As the guide provides:
Sometimes a lender may erroneously fail to issue the taxpayer a Form 1099-C. Facts and circumstances will dictate when or if any outstanding debt has been discharged, absent the issuance of a Form 1099-C. Under IRC §7491(a)(1), under certain circumstances, in any court proceeding, the burden shifts to the IRS to prove that the taxpayer received cancellation of indebtedness income if the taxpayer provides creditable evidence with respect to any factual issue relevant to ascertaining the income tax liability of the taxpayer. See discussion later on Form 1099-A and Form 1099-C.

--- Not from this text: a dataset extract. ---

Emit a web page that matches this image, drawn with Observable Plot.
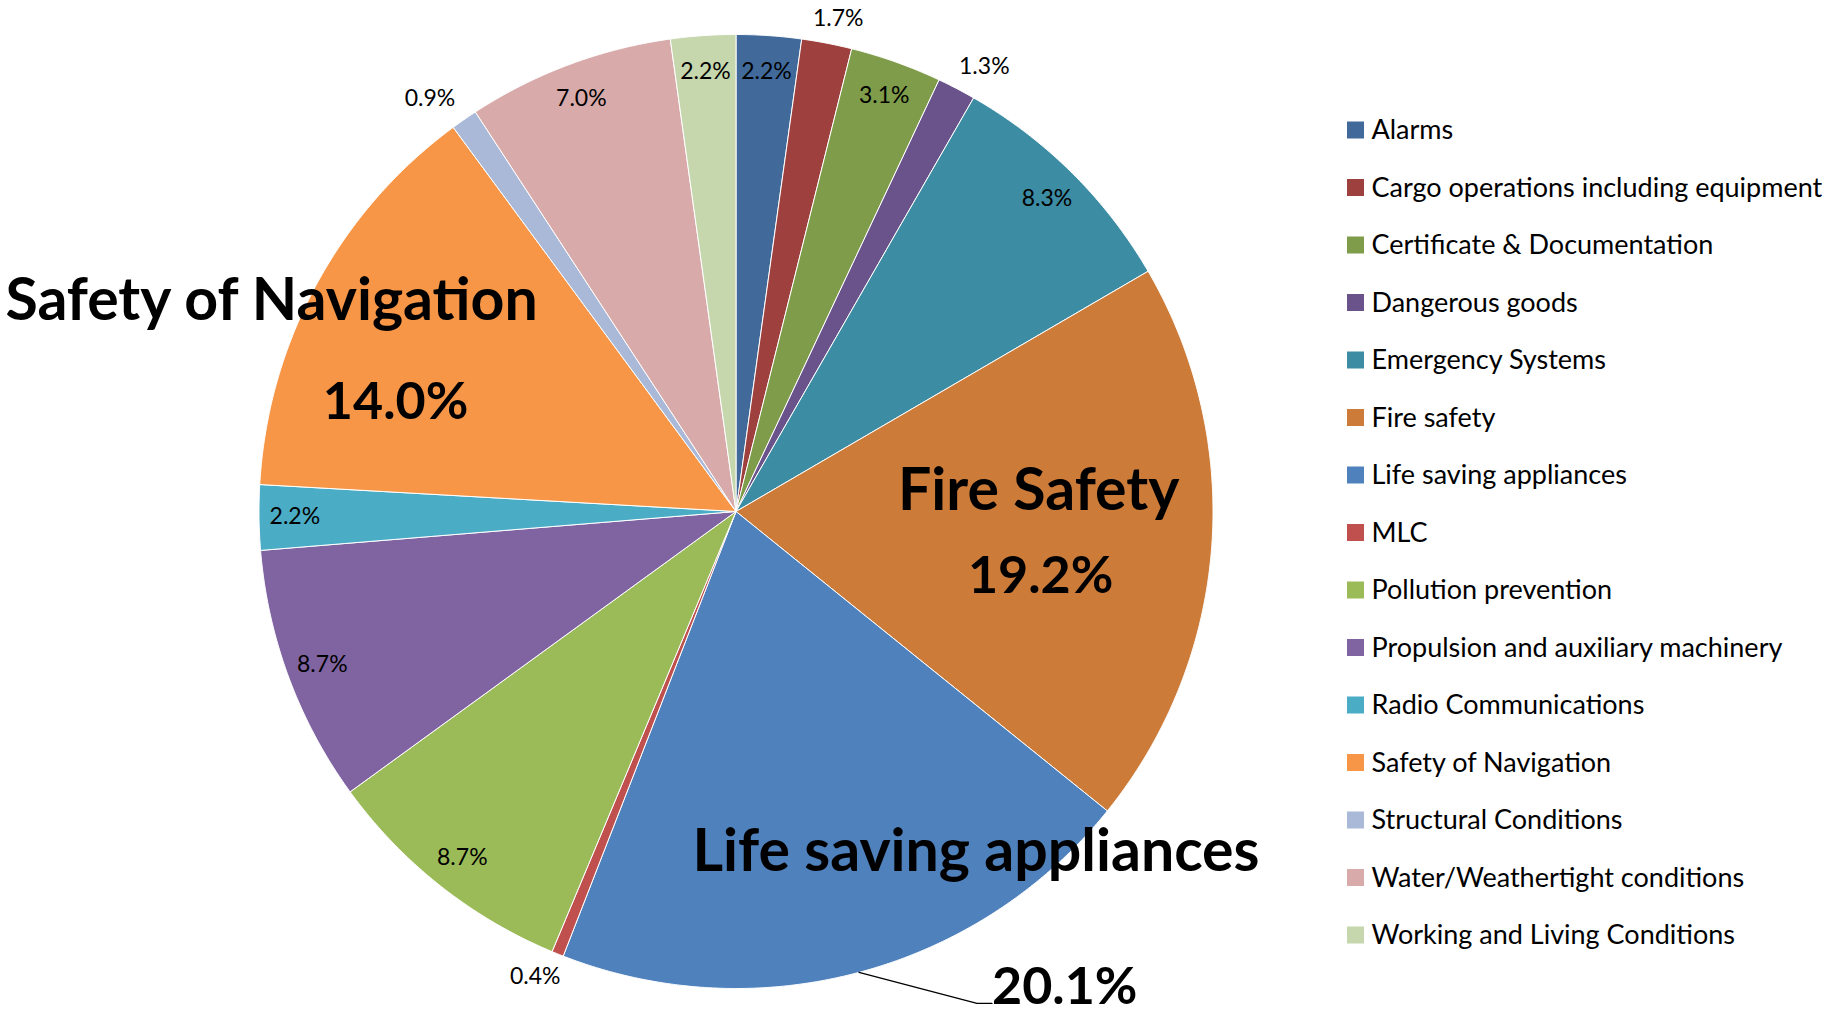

Consideration of whether the lender has pursued collection activity and the state where the property is located are two primary factors. Each state has its own foreclosure legal laws and time frames that a lender must pursue collection activities. Absent a Form 1099-C, it is reasonable to conclude that the taxpayer was forgiven the outstanding balance if the lender has not pursued collection activity in accordance with the state law of the location of the property. For example, if a foreclosure is completed by non-judicial means in some states, the lender is precluded from pursuing a deficiency judgment for the outstanding balance.
The guide also warns agents about the complexities introduced by various state anti-deficiency laws in this area. It notes:
Some states, shown in Table 1, Anti-Deficiency/Nonrecourse States, have anti-deficiency laws which prohibit a lender from pursuing a deficiency judgment against the borrower under certain circumstances. Although, these states are identified as Anti-Deficiency states, it is important to note that each of these states has its own rules and the anti-deficiency rules are not applied in the same manner. It is important to understand the state law where the property is located as it could make a difference in the amount of income includable in taxable income or excludable from taxable income.
It is advised to seek assistance from local Counsel for specific state questions regarding foreclosures. Refer to the Local Law Section in IRM 5.17, Legal Reference Guide for Revenue Officers for more information.
While the advice to seek information from local counsel is directed to agents, the same advice should be followed by tax advisers who are not themselves attorneys. The issue in question is one of local law and only after that is understood can the tax law then be applied to the situation.
This guide likely appeared because agents are running into this issue quite often and, as many cases during the real estate crises showed, quite often the Form 1099C issuance by lenders has not followed the provisions outlined in the regulations for issuing such forms, resulting in a number of cases where the Tax Court found that cancellation of debt took place, it did so in a year other than that in which the Form 1099C was issued.
The guide provides a useful resource to guide advisers through the basics of this rather messy area of tax law. It also gives advisers some idea about the approach agents are going to be instructed to take if an examination takes place in a year where there may or may not have been a cancellation of debt event.